## TASK TO CARRY OUT
Write the data out again exactly, with no pictures.

## DATA EXTRACT

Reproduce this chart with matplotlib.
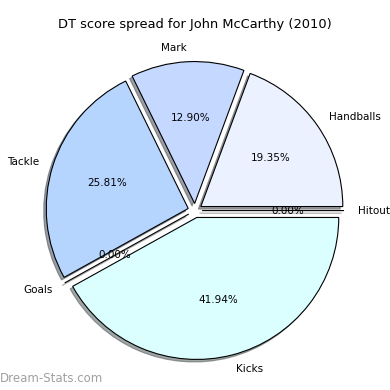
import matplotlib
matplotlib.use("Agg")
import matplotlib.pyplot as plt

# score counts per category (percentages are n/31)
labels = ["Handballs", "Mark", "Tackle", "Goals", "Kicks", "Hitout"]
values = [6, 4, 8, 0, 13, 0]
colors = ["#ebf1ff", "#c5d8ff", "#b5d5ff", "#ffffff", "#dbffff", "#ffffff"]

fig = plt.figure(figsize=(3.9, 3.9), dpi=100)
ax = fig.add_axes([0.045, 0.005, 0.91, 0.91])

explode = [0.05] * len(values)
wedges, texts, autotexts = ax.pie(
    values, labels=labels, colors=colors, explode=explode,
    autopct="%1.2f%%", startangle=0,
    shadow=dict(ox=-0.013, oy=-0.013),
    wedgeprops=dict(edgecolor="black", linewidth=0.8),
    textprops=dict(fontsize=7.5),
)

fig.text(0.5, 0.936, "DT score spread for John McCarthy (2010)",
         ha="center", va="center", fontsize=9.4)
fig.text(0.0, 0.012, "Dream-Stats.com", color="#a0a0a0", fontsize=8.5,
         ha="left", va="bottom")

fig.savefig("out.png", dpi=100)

## PROBLEM SOLUTION
Reproduce this chart with matplotlib.
import matplotlib
matplotlib.use("Agg")
import matplotlib.pyplot as plt

# score counts per category (percentages are n/31)
labels = ["Handballs", "Mark", "Tackle", "Goals", "Kicks", "Hitout"]
values = [6, 4, 8, 0, 13, 0]
colors = ["#ebf1ff", "#c5d8ff", "#b5d5ff", "#ffffff", "#dbffff", "#ffffff"]

fig = plt.figure(figsize=(3.9, 3.9), dpi=100)
ax = fig.add_axes([0.045, 0.005, 0.91, 0.91])

explode = [0.05] * len(values)
wedges, texts, autotexts = ax.pie(
    values, labels=labels, colors=colors, explode=explode,
    autopct="%1.2f%%", startangle=0,
    shadow=dict(ox=-0.013, oy=-0.013),
    wedgeprops=dict(edgecolor="black", linewidth=0.8),
    textprops=dict(fontsize=7.5),
)

fig.text(0.5, 0.936, "DT score spread for John McCarthy (2010)",
         ha="center", va="center", fontsize=9.4)
fig.text(0.0, 0.012, "Dream-Stats.com", color="#a0a0a0", fontsize=8.5,
         ha="left", va="bottom")

fig.savefig("out.png", dpi=100)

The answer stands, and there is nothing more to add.